Just watched the first couple episodes of Fringe.

Just watched the first couple episodes of Fringe.

Just watched the first couple episodes of Fringe. Now I’m pondering how I’d tweak the standard MotW formula to handle a mystery like that.

There was no Kick Some Ass evident in the mysteries; the point was to figure out what was going on, then contain the problem before it could spread. There wasn’t actually a monster to kill. Naturally, there was plenty of Investigate A Mystery, and we had techno-flavored Use Magic of a sort.

Any thoughts? Michael, I know you briefly touched on this, and I’m sure that X-Files (if not Fringe itself) was definitely a style of game you had in mind, as a type of mystery to run.

6 thoughts on “Just watched the first couple episodes of Fringe.”

  1. I think the main thing is that the mission isn’t about defeating a monster, but instead working out what’s going on.

    That changes up the mystery generation:

    – Instead of thinking up a monster and what it’s doing, you think up a weird phenomenon and then work out how it affects the people and place around it.

    – The countdown will be about worsening effects of the phenomenon and/or people’s reactions to it, rather than an advancing plan.

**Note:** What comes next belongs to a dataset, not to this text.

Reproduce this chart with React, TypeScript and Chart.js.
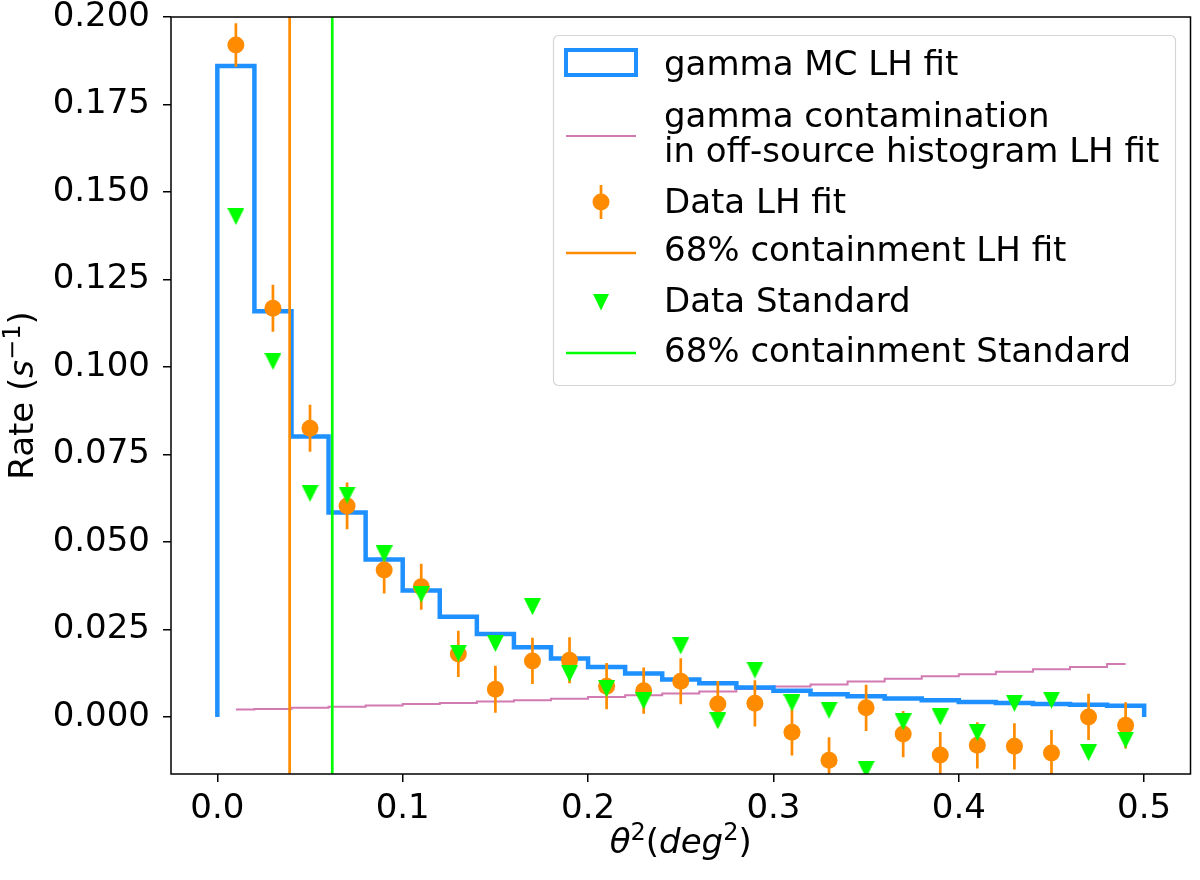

    – Combat is going to be generally less important.

    – You may want to consider breaking up the investigation and read a situation moves to focus more on discovering things about the weird phenomena.

  2. Yes, that’s how I’d do it. 

    You can even leave it up to the team when they head back to base and report to their boss (assuming a Fringe/X-Files setup). If they left something festering, that’s just fodder for more mysteries later on.

  3. Love it! Also, as I’m watching the show and thinking of it in MotW terms, I’m starting to parse out what playbook everyone’s using.

    It’s pretty dead-on obvious that Walter is the Expert, down to the Dark Past move. 😀 And I’m pretty sure Olivia is the Professional. At this point in the show, I can’t tell what Peter is, though…he doesn’t seem mundane enough to be a mundane.